Помогают в этом и изданные в 2004 году дневники сына Цветаевой.
Вчитываясь в них, уже можно видеть, что процесс осознания реальности у обитателей и гостей болшевского дома шел разными темпами. Наиболее энергично освобождались от заблуждений супруги Клепинины. Нина Николаевна и Николай Андреевич не стесняются говорить о том, что эксплуатация человека вовсе не исчезла, а сталинская конституция — фикция, с которой никто не считается. Они говорят и о низком уровне жизни в стране, о нищенской зарплате за адский труд, о безграмотности и бескультурии советских редакторов журналов и газет, о нелепостях цензурных установок. И о разгуле репрессий. О том, что все друг друга теперь боятся, не на кого опереться и ни в ком нельзя быть уверенным. И что в НКВД все пересажали друг друга…
Сергей Яковлевич и Ариадна не разделяют столь резкой позиции своих недавних сподвижников. Пыльца с крылышек надежд у них еще не облетела. Они спорят с Клепиниными и гораздо более цепко держатся за иллюзии, вывезенные из Франции. Они отказываются верить в неправдоподобное зло, уже открыто правившее великой державой. Поверить и в самом деле было трудно. Изощренность и глобальный размах сталинской дьяволиады очевиден нам, потомкам. И только этим можно объяснить упорное непонимание советского кошмара журналистами, писателями, учеными Запада, приезжавшими в СССР или издали следившими за развитием событий.
Младшие — Мур и Митя — помалкивают, но вслушиваются в эти перебранки. И спустя год будут ссориться друг с другом, отыскивая виновных в том, что вскоре случилось в Болшеве.
Николай Андреевич все чаще выпивает. И теперь ему уже хватает одной рюмки, чтобы потерять контроль над собой. И вот, когда контроль потерян, этот мягкий умница и душевно тонкий человек позволяет себе самые безоглядные высказывания.
Он попросту зло матерится по адресу высших властей и порядков в стране.

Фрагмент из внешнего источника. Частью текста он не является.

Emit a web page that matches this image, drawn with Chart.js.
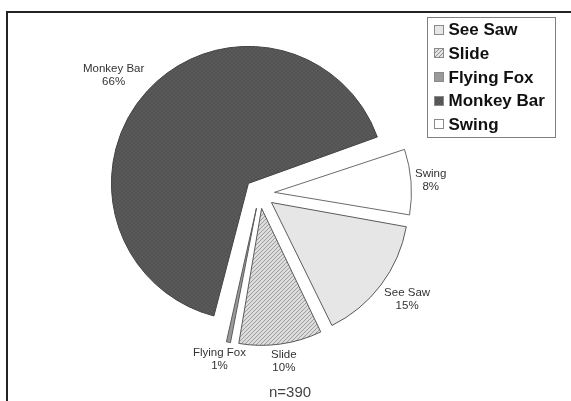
<!DOCTYPE html>
<html>
<head>
<meta charset="utf-8">
<script src="https://cdn.jsdelivr.net/npm/chart.js@4.4.1/dist/chart.umd.min.js"></script>
<style>
  html, body { margin: 0; padding: 0; background: #fff; }
  #wrap { position: relative; width: 571px; height: 401px; overflow: hidden; }
  #frame { position: absolute; left: 6px; top: 11px; width: 640px; height: 440px;
           border-left: 2px solid #222; border-top: 2px solid #222; }
  canvas { position: absolute; left: 0; top: 0; }
</style>
</head>
<body>
<div id="wrap">
  <div id="frame"></div>
  <canvas id="pie" width="571" height="401"></canvas>
</div>
<script>
// Playground equipment preference (percent of respondents)
const categories = ['See Saw', 'Slide', 'Flying Fox', 'Monkey Bar', 'Swing'];
const shares = [15, 10, 1, 66, 8];
const sampleSize = 390;

const canvas = document.getElementById('pie');
const ctx2d = canvas.getContext('2d');

// Small repeating textures for the patterned slices
function tile(size, paint) {
  const c = document.createElement('canvas');
  c.width = c.height = size;
  paint(c.getContext('2d'));
  return ctx2d.createPattern(c, 'repeat');
}
const checker = tile(4, g => {
  g.fillStyle = '#5b5b5b'; g.fillRect(0, 0, 4, 4);
  g.fillStyle = '#525252'; g.fillRect(0, 0, 2, 2); g.fillRect(2, 2, 2, 2);
});
const hatch = tile(4, g => {
  g.fillStyle = '#e2e2e2'; g.fillRect(0, 0, 4, 4);
  g.fillStyle = '#8e8e8e';
  for (let i = 0; i < 4; i++) g.fillRect(i, 3 - i, 1, 1);
});

const fills = ['#e6e6e6', hatch, '#9a9a9a', checker, '#ffffff'];
const edges = ['#5a5a5a', '#5a5a5a', '#5a5a5a', '#444444', '#6a6a6a'];

// Keep every exploded slice at the same radius as the others
const Arc = Chart.registry.getElement('arc');
const baseArcDraw = Arc.prototype.draw;
Arc.prototype.draw = function (ctx) {
  const off = (this.options.offset || 0) / 4;
  const grow = off * (1 - Math.sin(Math.min(Math.PI, this.circumference || 0)));
  const r = this.outerRadius;
  this.outerRadius = r - grow;
  baseArcDraw.call(this, ctx);
  this.outerRadius = r;
};

const clamp = v => Math.max(-1, Math.min(1, v));

// Two-line category / percent labels just outside each slice
const sliceLabels = {
  id: 'sliceLabels',
  afterDatasetsDraw(chart) {
    const ctx = chart.ctx;
    const meta = chart.getDatasetMeta(0);
    ctx.save();
    ctx.font = '11.5px "Liberation Sans", Arial, sans-serif';
    ctx.fillStyle = '#333';
    ctx.textAlign = 'center';
    ctx.textBaseline = 'middle';
    meta.data.forEach((arc, i) => {
      const mid = (arc.startAngle + arc.endAngle) / 2;
      const dx = Math.cos(mid), dy = Math.sin(mid);
      const off = (arc.options.offset || 0) / 4;
      const lines = [chart.data.labels[i], chart.data.datasets[0].data[i] + '%'];
      const w = Math.max(...lines.map(t => ctx.measureText(t).width));
      const h = 26;
      const reach = off + arc.outerRadius + 4;
      const cx = arc.x + dx * reach + (w / 2) * clamp(1.5 * dx);
      const cy = arc.y + dy * reach + (h / 2) * clamp(1.5 * dy);
      ctx.fillText(lines[0], cx, cy - 6.5);
      ctx.fillText(lines[1], cx, cy + 6.5);
    });
    ctx.restore();
  }
};

// Boxed legend in the upper right plus the sample-size note
const boxLegend = {
  id: 'boxLegend',
  afterDraw(chart) {
    const ctx = chart.ctx;
    const ds = chart.data.datasets[0];
    ctx.save();
    ctx.fillStyle = '#fff';
    ctx.fillRect(427.5, 17.5, 128, 120);
    ctx.strokeStyle = '#808080';
    ctx.lineWidth = 1;
    ctx.strokeRect(427.5, 17.5, 128, 120);
    ctx.font = 'bold 17px "Liberation Sans", Arial, sans-serif';
    ctx.textBaseline = 'middle';
    ctx.textAlign = 'left';
    chart.data.labels.forEach((name, i) => {
      const y = 29.5 + i * 23.7;
      ctx.fillStyle = ds.backgroundColor[i];
      ctx.fillRect(434.5, Math.round(y) - 4.5, 9, 9);
      ctx.strokeStyle = '#8a8a8a';
      ctx.strokeRect(434.5, Math.round(y) - 4.5, 9, 9);
      ctx.fillStyle = '#111';
      ctx.fillText(name, 448.5, y + 1);
    });
    ctx.font = '15px "Liberation Sans", Arial, sans-serif';
    ctx.fillStyle = '#444';
    ctx.textAlign = 'center';
    ctx.fillText('n=' + sampleSize, 290, 393);
    ctx.restore();
  }
};

new Chart(canvas, {
  type: 'pie',
  data: {
    labels: categories,
    datasets: [{
      data: shares,
      backgroundColor: fills,
      borderColor: edges,
      borderWidth: 1,
      offset: 60
    }]
  },
  options: {
    responsive: false,
    animation: false,
    events: [],
    rotation: 100,
    radius: 137,
    layout: { padding: { left: 0, right: 52, top: 0, bottom: 14 } },
    plugins: {
      legend: { display: false },
      tooltip: { enabled: false },
      title: { display: false }
    }
  },
  plugins: [sliceLabels, boxLegend]
});
</script>
</body>
</html>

Вспоминала ли теперь Нина Николаевна разговор со своими родителями в середине тридцатых годов, когда те приезжали из СССР в Париж на короткое время? Как ужаснулись они, услышав о намерении дочери вернуться с семьей на родину! Как пытались предупредить ее относительно нараставшей в стране волны арестов — и как в ответ весело и упрямо дочь, Нина Николаевна, отвергала все предостережения.
— Детей хоть пожалейте! — услышала она тогда от матери. Но отмахнулась и от этого.
Вернувшись и довольно скоро поняв промашку, Нина Николаевна осталась верна себе: она и на родине — до поры до времени — пыталась жить не по чужой указке.
Как и другим сотрудникам зарубежных советских спецслужб, ей нельзя было выезжать из Москвы без позволения высокого начальства. Но она ездила — и, кажется, не однажды — в Ленинград: повидаться с родней и друзьями. Не полагалось переписываться с заграницей — она делала это, используя любую оказию. Запрещено было говорить непосвященным о своих связях с НКВД (это называлось «расшифровать себя») — Клепинины и с этим запретом мало считались.
Вся их молодость прошла в свободной стране — чужой и неблагополучной, но свободной Франции, — и им была абсолютно непонятна психология тех, кто здесь, в родных краях, уже двадцать с лишним лет подряд, год за годом, в страхе за себя и своих ближних, отвыкал от свободы, внешней и внутренней.